+++ Records shown

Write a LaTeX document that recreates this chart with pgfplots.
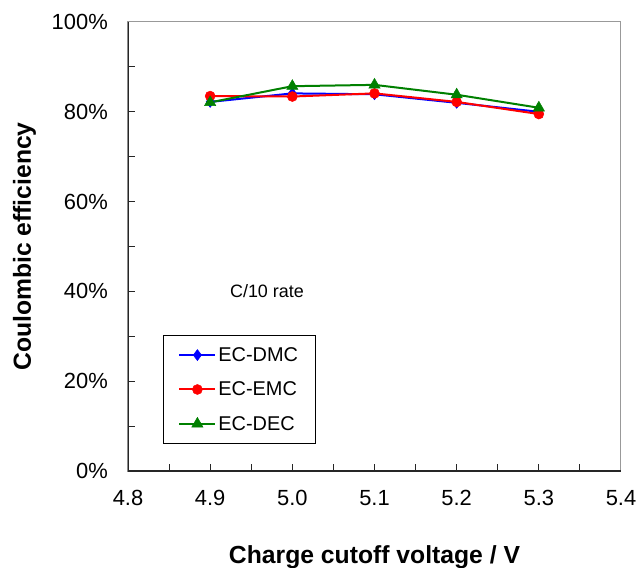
\documentclass[border=0pt]{standalone}
\usepackage{fontspec}
\setmainfont{Liberation Sans}
\usepackage{pgfplots}
\pgfplotsset{compat=1.18}
\definecolor{dgreen}{RGB}{0,128,0}
\begin{document}
\begin{tikzpicture}
\begin{axis}[
  at={(0,0)}, anchor=south west,
  scale only axis, width=493bp, height=449bp,
  xmin=4.8, xmax=5.4, ymin=0, ymax=100,
  xtick={4.8,4.9,5.0,5.1,5.2,5.3,5.4},
  xticklabels={4.8,4.9,5.0,5.1,5.2,5.3,5.4},
  minor x tick num=1,
  ytick={0,20,40,60,80,100},
  yticklabels={0\%,20\%,40\%,60\%,80\%,100\%},
  minor y tick num=1,
  tick align=inside,
  xtick pos=bottom, ytick pos=left,
  major tick length=7bp, minor tick length=7bp,
  tick style={black!85, line width=1bp},
  axis line style={line width=1bp, gray!80},
  ticklabel style={font=\fontsize{22}{26}\selectfont, inner sep=0pt},
  xticklabel style={anchor=center, yshift=-27bp},
  yticklabel style={anchor=east, xshift=-20bp},
  /pgf/number format/assume math mode=true,
  xlabel={\textbf{Charge cutoff voltage / V}},
  ylabel={\textbf{Coulombic efficiency}},
  label style={font=\fontsize{24.8}{28}\selectfont},
  xlabel style={at={(axis description cs:0.5,-0.1915)}, anchor=center},
  ylabel style={at={(axis description cs:-0.21,0.5)}, anchor=center},
  legend style={at={(axis cs:4.8426,30.29)}, anchor=north west, draw=black, line width=0.8bp,
    font=\fontsize{20}{24}\selectfont, row sep=15bp, inner xsep=15bp, inner ysep=10bp},
  legend cell align=left,
  legend image code/.code={\draw[mark repeat=2, mark phase=2] plot coordinates {(0bp,0bp) (18bp,0bp) (36bp,0bp)};},
  every axis plot/.append style={line width=2bp},
]
\addplot[blue, mark=diamond*, mark size=5.5bp, mark options={line width=0.5bp}] coordinates {(4.9,82.2) (5.0,84.1) (5.1,83.9) (5.2,82.0) (5.3,80.0)};
\addlegendentry{EC-DMC}
\addplot[red, mark=*, mark size=5bp, mark options={line width=0.5bp}] coordinates {(4.9,83.5) (5.0,83.4) (5.1,84.1) (5.2,82.2) (5.3,79.5)};
\addlegendentry{EC-EMC}
\addplot[dgreen, mark=triangle*, mark size=6.5bp, mark options={line width=0.5bp}] coordinates {(4.9,82.1) (5.0,85.7) (5.1,86.0) (5.2,83.8) (5.3,80.9)};
\addlegendentry{EC-DEC}
\node[anchor=west, inner sep=0pt, font=\fontsize{18}{21}\selectfont] at (axis cs:4.924,40.1) {C/10 rate};
\draw[black!85, line width=1.3bp] (rel axis cs:0,1) -- (rel axis cs:0,0) -- (rel axis cs:1,0);
\end{axis}
\pgfresetboundingbox
\useasboundingbox (-128bp,-97bp) rectangle (511bp,471bp);
\end{tikzpicture}
\end{document}
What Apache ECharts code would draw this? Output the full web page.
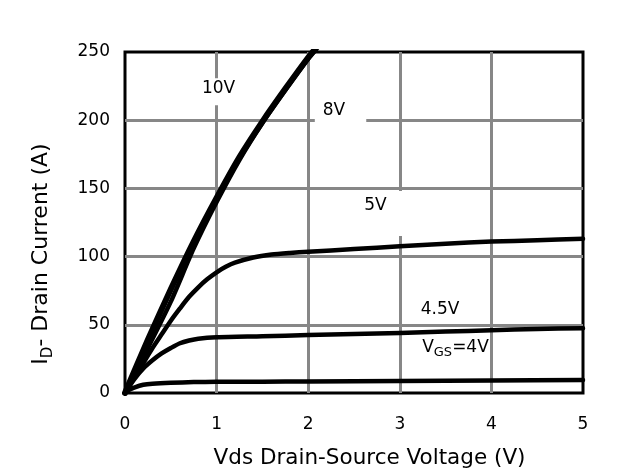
<!DOCTYPE html>
<html>
<head>
<meta charset="utf-8">
<script src="https://cdn.jsdelivr.net/npm/echarts@6/dist/echarts.min.js"></script>
<style>html,body{margin:0;padding:0;background:#fff}#c{width:634px;height:474px}</style>
</head>
<body>
<div id="c"></div>
<script>
// ---- data ----
const xTicks = [0, 1, 2, 3, 4, 5];
const yTicks = [0, 50, 100, 150, 200, 250];

const vds10 = [0, 0.25, 0.5, 0.75, 1.0, 1.25, 1.5, 1.75, 2.0, 2.1];
const id10  = [0, 39, 76, 111, 143, 173, 199, 223, 246, 254];

const vds8 = [0, 0.25, 0.5, 0.75, 1.0, 1.25, 1.5, 1.75, 2.0, 2.1];
const id8  = [0, 33, 67, 106, 140, 171, 198, 222, 245, 253];

const vds5 = [0, 0.1, 0.2, 0.3, 0.4, 0.5, 0.6, 0.7, 0.8, 0.9, 1.0, 1.1, 1.2, 1.4, 1.6, 1.8, 2.0, 2.5, 3.0, 3.5, 4.0, 4.5, 5.0];
const id5  = [0, 11, 22, 33, 43, 53, 62, 70.5, 77.5, 83.5, 88.5, 92.5, 95.5, 99.3, 101.5, 102.7, 103.6, 105.5, 107.5, 109.5, 111, 112, 113];

const vds45 = [0, 0.1, 0.2, 0.3, 0.4, 0.5, 0.6, 0.7, 0.8, 1.0, 1.5, 2.0, 2.5, 3.0, 3.5, 4.0, 4.5, 5.0];
const id45  = [0, 10, 18, 24, 29, 33, 36.5, 38.5, 39.8, 40.8, 41.6, 42.5, 43.2, 44, 45, 46, 47, 47.5];

const vds4 = [0, 0.05, 0.1, 0.2, 0.3, 0.5, 0.75, 1.0, 1.5, 2.0, 3.0, 4.0, 5.0];
const id4  = [0, 2.5, 4, 6, 6.8, 7.5, 8, 8.2, 8.3, 8.4, 8.8, 9.2, 9.6];

const curveLabels = ['10V', '8V', '5V', '4.5V', '{a|V}{s|GS}{a|=4V}'];

// ---- chart ----
const FONT = 'DejaVu Sans';
const zip = (xs, ys) => xs.map((x, i) => [x, ys[i]]);

function curve(name, xs, ys, width) {
  return {
    type: 'line', name: name, data: zip(xs, ys),
    symbol: 'none', smooth: 0.25, clip: true, silent: true, z: 3,
    lineStyle: { color: '#000', width: width, join: 'round', cap: 'round' }
  };
}

// label anchors (data coords) and white mask padding [top,right,bottom,left]
const labelCfg = [
  { at: [1.021, 223.4], pad: [0, 3, 7, 3], bg: true },
  { at: [2.282, 207.4], pad: [0, 21, 3, 8], bg: true },
  { at: [2.735, 137.4], pad: [4.5, 16, 20.5, 1], bg: true },
  { at: [3.439, 61.5], pad: [0, 0, 0, 0], bg: false },
  { at: [3.608, 32.3], pad: [0, 0, 0, 0], bg: false }
];

const labelItems = labelCfg.map((c, i) => ({
  value: c.at,
  label: {
    formatter: curveLabels[i],
    padding: c.pad,
    backgroundColor: c.bg ? '#fff' : 'transparent',
    offset: [(c.pad[1] - c.pad[3]) / 2, (c.pad[2] - c.pad[0]) / 2]
  }
}));

const chart = echarts.init(document.getElementById('c'), null, { renderer: 'canvas' });
chart.setOption({
  animation: false,
  backgroundColor: '#fff',
  grid: { left: 125, right: 51, top: 52, bottom: 79, show: true, borderColor: '#000', borderWidth: 3, backgroundColor: 'transparent' },
  xAxis: {
    type: 'value', min: xTicks[0], max: xTicks[xTicks.length - 1], interval: xTicks[1] - xTicks[0],
    axisLine: { show: false }, axisTick: { show: false },
    axisLabel: { fontSize: 17, fontFamily: FONT, color: '#000', margin: 23 },
    splitLine: { show: true, showMinLine: false, showMaxLine: false, lineStyle: { color: '#878787', width: 3 } },
    name: 'Vds Drain-Source Voltage (V)', nameLocation: 'middle', nameGap: 54,
    nameTextStyle: { fontSize: 21.5, fontFamily: FONT, color: '#000', padding: [0, 0, 0, 31] }
  },
  yAxis: {
    type: 'value', min: yTicks[0], max: yTicks[yTicks.length - 1], interval: yTicks[1] - yTicks[0],
    axisLine: { show: false }, axisTick: { show: false },
    axisLabel: { fontSize: 17, fontFamily: FONT, color: '#000', margin: 15 },
    splitLine: { show: true, showMinLine: false, showMaxLine: false, lineStyle: { color: '#878787', width: 3 } },
    name: '{a|I}{s|D}{a|- Drain Current (A)}', nameLocation: 'middle', nameGap: 69,
    nameTextStyle: {
      color: '#000', padding: [0, 63, 0, 0],
      rich: {
        a: { fontSize: 22, fontFamily: FONT, color: '#000', lineHeight: 26, verticalAlign: 'top' },
        s: { fontSize: 15, fontFamily: FONT, color: '#000', lineHeight: 15, verticalAlign: 'top', padding: [10.5, 0, 0, 0] }
      }
    }
  },
  series: [
    curve('10V', vds10, id10, 6),
    curve('8V', vds8, id8, 4.5),
    curve('5V', vds5, id5, 4.5),
    curve('4.5V', vds45, id45, 4.5),
    curve('4V', vds4, id4, 4.5),
    {
      type: 'scatter', data: labelItems, symbolSize: 0, silent: true, z: 4,
      itemStyle: { opacity: 1, color: '#000' },
      label: {
        show: true, position: 'inside', align: 'center', verticalAlign: 'middle',
        fontSize: 17, fontFamily: FONT, color: '#000', lineHeight: 20, opacity: 1,
        rich: {
          a: { fontSize: 17, fontFamily: FONT, color: '#000', lineHeight: 20, verticalAlign: 'top' },
          s: { fontSize: 13, fontFamily: FONT, color: '#000', lineHeight: 13, verticalAlign: 'top', padding: [7, 0, 0, 0] }
        }
      }
    }
  ]
});
</script>
</body>
</html>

++++++

● Prompt: Nothing but the lines from the one containing "What Apache ECharts" through the one containing "const yTicks = [0, 50, 100, 150, 200, 250];" should appear in your copy, exactly as written and without pictures.

● Result:
What Apache ECharts code would draw this? Output the full web page.
<!DOCTYPE html>
<html>
<head>
<meta charset="utf-8">
<script src="https://cdn.jsdelivr.net/npm/echarts@6/dist/echarts.min.js"></script>
<style>html,body{margin:0;padding:0;background:#fff}#c{width:634px;height:474px}</style>
</head>
<body>
<div id="c"></div>
<script>
// ---- data ----
const xTicks = [0, 1, 2, 3, 4, 5];
const yTicks = [0, 50, 100, 150, 200, 250];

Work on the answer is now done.